My horse is a very smart, sensitive Arabian. I 'think' that I need to do even LESS than what I was doing. I was tapping her oh so gently with the tassle at the end of my 12ft rope.

The first try she stepped forward. Subsequent tries had her walking backwards or just doing hindquarter disengagements(very calmly and slowly). Several times when I just tried to go back and start over she would start moving away or backwards before I could even touch her with my fluttering tassle.

My friend arrived while I was in the act and suggested I put her beside the fence to stop the HQ diseng. I did that, she stepped forward and then turned all the way around until she was facing me!

So, she seems to think I mean twirl around and do a disengagement. There is not much 'forward' movement.

How should I proceed?

I will be ordering your Birdie book tonight :-)

---------------------------------------------------

This is an entry from the day after I made the entry above, I am editing this to this post from yesterday so that I don't keep making new posts!

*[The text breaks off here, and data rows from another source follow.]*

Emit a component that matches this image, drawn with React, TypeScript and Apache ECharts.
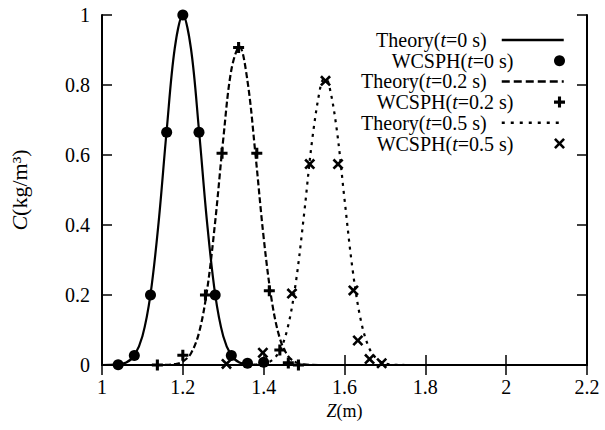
import React, { useEffect, useRef } from "react";
import * as echarts from "echarts";

// ---- Data ----
const theory0Z = [1.0, 1.02, 1.04, 1.06, 1.08, 1.1, 1.12, 1.14, 1.16, 1.18, 1.2, 1.22, 1.24, 1.26, 1.28, 1.3, 1.32, 1.34, 1.36, 1.38, 1.4, 2.0];
const theory0C = [0, 0.0003, 0.002, 0.007, 0.027, 0.082, 0.202, 0.407, 0.67, 0.905, 1, 0.905, 0.67, 0.407, 0.202, 0.082, 0.027, 0.007, 0.002, 0.0003, 0, 0];

const theory2Z = [1.0, 1.14, 1.16, 1.18, 1.2, 1.22, 1.24, 1.26, 1.28, 1.3, 1.32, 1.34, 1.36, 1.38, 1.4, 1.42, 1.44, 1.46, 1.48, 1.5, 1.52, 1.54, 2.0];
const theory2C = [0, 0, 0.0005, 0.0024, 0.0098, 0.033, 0.092, 0.214, 0.409, 0.645, 0.843, 0.91, 0.811, 0.598, 0.364, 0.184, 0.076, 0.026, 0.0075, 0.0018, 0.0004, 0, 0];

const theory5Z = [1.0, 1.34, 1.36, 1.38, 1.4, 1.42, 1.44, 1.46, 1.48, 1.5, 1.52, 1.54, 1.55, 1.56, 1.58, 1.6, 1.62, 1.64, 1.66, 1.68, 1.7, 1.72, 1.74, 1.76, 2.0];
const theory5C = [0, 0, 0.0001, 0.0007, 0.0034, 0.013, 0.041, 0.109, 0.239, 0.431, 0.643, 0.792, 0.819, 0.808, 0.68, 0.474, 0.273, 0.13, 0.051, 0.017, 0.0045, 0.001, 0.0002, 0, 0];

const sph0Z = [1.04, 1.08, 1.12, 1.16, 1.2, 1.24, 1.28, 1.32, 1.36, 1.4];
const sph0C = [0.001, 0.027, 0.2, 0.665, 1.0, 0.665, 0.2, 0.027, 0.005, 0.008];

const sph2Z = [1.137, 1.2, 1.256, 1.297, 1.338, 1.383, 1.414, 1.44, 1.461, 1.486];
const sph2C = [0.0, 0.028, 0.2, 0.605, 0.907, 0.605, 0.212, 0.043, 0.006, 0.0];

const sph5Z = [1.308, 1.398, 1.47, 1.514, 1.553, 1.584, 1.622, 1.633, 1.662, 1.692];
const sph5C = [0.003, 0.035, 0.204, 0.574, 0.812, 0.574, 0.213, 0.07, 0.017, 0.005];

const seriesNames = [
  "Theory(t=0 s)",
  "WCSPH(t=0 s)",
  "Theory(t=0.2 s)",
  "WCSPH(t=0.2 s)",
  "Theory(t=0.5 s)",
  "WCSPH(t=0.5 s)",
];

const zTicks = { min: 1, max: 2.2, interval: 0.2 };
const cTicks = { min: 0, max: 1, interval: 0.2 };

const xName = "{i|Z}(m)";
const yName = "{i|C}(kg/m³)";

// ---- Styling ----
const serif = "serif";
const plusPath = "path://M3.6,0H6.4V3.6H10V6.4H6.4V10H3.6V6.4H0V3.6H3.6Z";
const crossPath =
  "path://M1.7,0L5,3.3L8.3,0L10,1.7L6.7,5L10,8.3L8.3,10L5,6.7L1.7,10L0,8.3L3.3,5L0,1.7Z";

const zip = (xs: number[], ys: number[]) => xs.map((x, i) => [x, ys[i]]);

export default function App() {
  const ref = useRef<HTMLDivElement>(null);

  useEffect(() => {
    document.body.style.margin = "0";
    if (!ref.current) return;
    const chart = echarts.init(ref.current, undefined, { renderer: "svg" });

    const axisLine = { show: true, lineStyle: { color: "#000", width: 2 } };
    const axisTick = { show: true, inside: true, length: 10, lineStyle: { color: "#000", width: 1.5 } };

    const lineSeries = (name: string, z: number[], c: number[], type: any) => ({
      name,
      type: "line",
      data: zip(z, c),
      symbol: "none",
      showSymbol: false,
      smooth: 0.35,
      lineStyle: { color: "#000", width: 2.2, type },
      itemStyle: { color: "#000" },
      z: 2,
    });
    const scatterSeries = (name: string, z: number[], c: number[], symbol: string, size: number) => ({
      name,
      type: "scatter",
      data: zip(z, c),
      symbol,
      symbolSize: size,
      symbolKeepAspect: true,
      itemStyle: { color: "#000", opacity: 1 },
      z: 3,
    });

    const legendFormatter = (n: string) => n.replace("(t=", "({i|t}=") + "{g|}";

    const legends = seriesNames.map((n, i) => ({
      data: [n],
      orient: "vertical",
      right: 40,
      top: 30 + i * 20.7,
      align: "right",
      padding: 0,
      itemWidth: 62,
      itemHeight: 11,
      selectedMode: false,
      formatter: legendFormatter,
      itemStyle: i % 2 === 0 ? { opacity: 0 } : undefined,
      lineStyle: i === 2 ? { type: [8, 4], width: 2.5 } : i === 4 ? { type: [3, 6], width: 2.5 } : { width: 2.5 },
      textStyle: {
        fontFamily: serif,
        fontSize: 20,
        color: "#000",
        lineHeight: 20,
        rich: {
          i: { fontFamily: serif, fontStyle: "italic", fontSize: 20, color: "#000" },
          g: { width: 10 },
        },
      },
    }));

    const option: any = {
      animation: false,
      backgroundColor: "#fff",
      textStyle: { fontFamily: serif },
      grid: { left: 100, right: 18, top: 15, bottom: 65, containLabel: false },
      legend: legends,
      xAxis: [
        {
          type: "value",
          ...zTicks,
          position: "bottom",
          axisLine,
          axisTick,
          splitLine: { show: false },
          axisLabel: { fontFamily: serif, fontSize: 20, color: "#000", margin: 12 },
          name: xName,
          nameLocation: "middle",
          nameGap: 32,
          nameTextStyle: {
            fontFamily: serif,
            fontSize: 18,
            color: "#000",
            rich: { i: { fontFamily: serif, fontStyle: "italic", fontSize: 18, color: "#000" } },
          },
        },
        {
          type: "value",
          ...zTicks,
          position: "top",
          axisLine,
          axisTick,
          splitLine: { show: false },
          axisLabel: { show: false },
        },
      ],
      yAxis: [
        {
          type: "value",
          ...cTicks,
          position: "left",
          axisLine,
          axisTick,
          splitLine: { show: false },
          axisLabel: { fontFamily: serif, fontSize: 20, color: "#000", margin: 12 },
          name: yName,
          nameLocation: "middle",
          nameGap: 72,
          nameTextStyle: {
            fontFamily: serif,
            fontSize: 22,
            color: "#000",
            rich: { i: { fontFamily: serif, fontStyle: "italic", fontSize: 22, color: "#000" } },
          },
        },
        {
          type: "value",
          ...cTicks,
          position: "right",
          axisLine,
          axisTick,
          splitLine: { show: false },
          axisLabel: { show: false },
        },
      ],
      series: [
        lineSeries(seriesNames[0], theory0Z, theory0C, "solid"),
        lineSeries(seriesNames[2], theory2Z, theory2C, [6, 3]),
        lineSeries(seriesNames[4], theory5Z, theory5C, [3, 5]),
        scatterSeries(seriesNames[1], sph0Z, sph0C, "circle", 11),
        scatterSeries(seriesNames[3], sph2Z, sph2C, plusPath, 11),
        scatterSeries(seriesNames[5], sph5Z, sph5C, crossPath, 11),
      ],
    };

    chart.setOption(option);
    return () => chart.dispose();
  }, []);

  return (
    <>
      <style>{`#concentration-chart svg text { font-family: "Liberation Serif", serif !important; }`}</style>
      <div
        id="concentration-chart"
        ref={ref}
        style={{ position: "absolute", left: 0, top: 0, width: 605, height: 430, background: "#fff" }}
      />
    </>
  );
}
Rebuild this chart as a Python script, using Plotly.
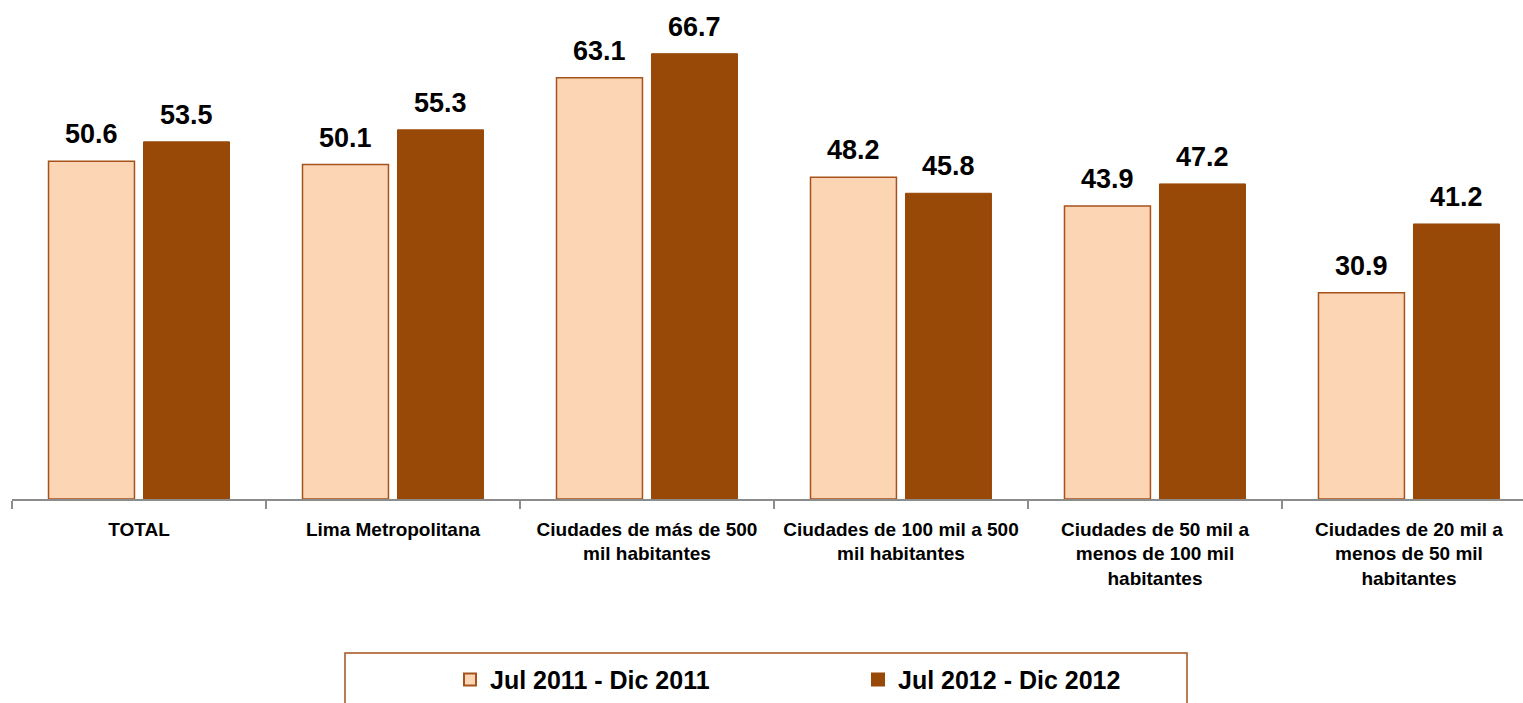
import plotly.graph_objects as go

categories = [
    "TOTAL",
    "Lima Metropolitana",
    "Ciudades de más de 500<br>mil habitantes",
    "Ciudades de 100 mil a 500<br>mil habitantes",
    "Ciudades de 50 mil a<br>menos de 100 mil<br>habitantes",
    "Ciudades de 20 mil a<br>menos de 50 mil<br>habitantes",
]
series_names = ["Jul 2011 - Dic 2011", "Jul 2012 - Dic 2012"]
values_2011 = [50.6, 50.1, 63.1, 48.2, 43.9, 30.9]
values_2012 = [53.5, 55.3, 66.7, 45.8, 47.2, 41.2]

FONT = "Liberation Sans, Arial, sans-serif"

fig = go.Figure()
fig.add_trace(go.Bar(
    x=categories, y=values_2011, name=series_names[0],
    marker=dict(color="#FCD5B5", line=dict(color="#A5521C", width=1.5)),
))
fig.add_trace(go.Bar(
    x=categories, y=values_2012, name=series_names[1],
    marker=dict(color="#984807", line=dict(color="#984807", width=1)),
))

# value labels above the bars
annotations = []
for vals, xshift in ((values_2011, -47.5), (values_2012, 47.5)):
    for cat, v in zip(categories, vals):
        annotations.append(dict(
            x=cat, y=v, xref="x", yref="y", text=f"{v:.1f}", showarrow=False,
            xanchor="center", yanchor="bottom", xshift=xshift, yshift=10,
            font=dict(family=FONT, size=27, color="black", weight="bold"),
        ))

fig.update_layout(
    width=1523, height=703,
    margin=dict(l=12, r=0, t=5, b=204, autoexpand=False),
    paper_bgcolor="white", plot_bgcolor="white",
    barmode="group", bargap=0.252, bargroupgap=0.095,
    font=dict(family=FONT, color="black"),
    showlegend=True,
    legend=dict(
        orientation="h", x=(450 - 12) / 1511, xanchor="left", y=-0.366, yanchor="middle",
        font=dict(family=FONT, size=25, color="black", weight="bold"),
        entrywidth=363, entrywidthmode="pixels",
        itemsizing="constant", bgcolor="rgba(0,0,0,0)",
    ),
    annotations=annotations,
    shapes=[dict(
        type="rect", xref="paper", yref="paper",
        x0=(345 - 12) / 1511, x1=(1187 - 12) / 1511,
        y0=(499 - 710) / 494, y1=(499 - 653) / 494,
        line=dict(color="#A5521C", width=1.5), fillcolor="rgba(0,0,0,0)",
    )],
)
fig.update_xaxes(
    type="category", range=[-0.5, 5.449],
    showline=True, linecolor="#8C8C8C", linewidth=1.5,
    ticks="outside", tickson="boundaries", ticklen=8, tickcolor="#8C8C8C", tickwidth=1.5,
    tickfont=dict(family=FONT, size=19, color="black", weight="bold"),
    tickangle=0, automargin=False,
    ticklabelstandoff=12,
    showgrid=False,
)
fig.update_yaxes(range=[0, 74], visible=False, showgrid=False, automargin=False)

fig.write_html(
    "out.html",
    config={"displayModeBar": False},
    post_script="document.body.style.margin='0px';document.body.style.overflow='hidden';",
)
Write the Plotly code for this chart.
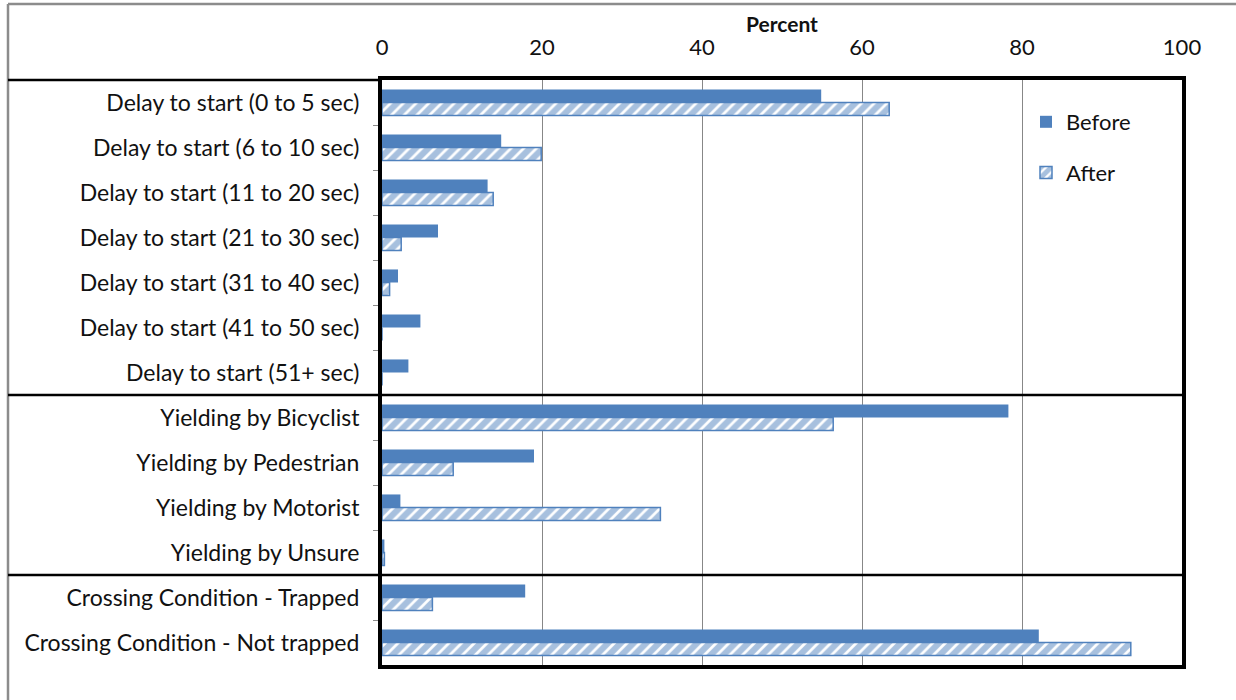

My horse pulled back hard today(never happens)...this is because she was tied on the other set of mats that she's not normally on and they worry her and she wants to get off. Ok, don't flame me for saying that is why, I know..it's not that and it's me. It's just that she does not ever pull back when her feet are on regular footing(dirt and not some foreign object like rubber) I know, it's me. I just need more convincing. I am excited to see where all this leads.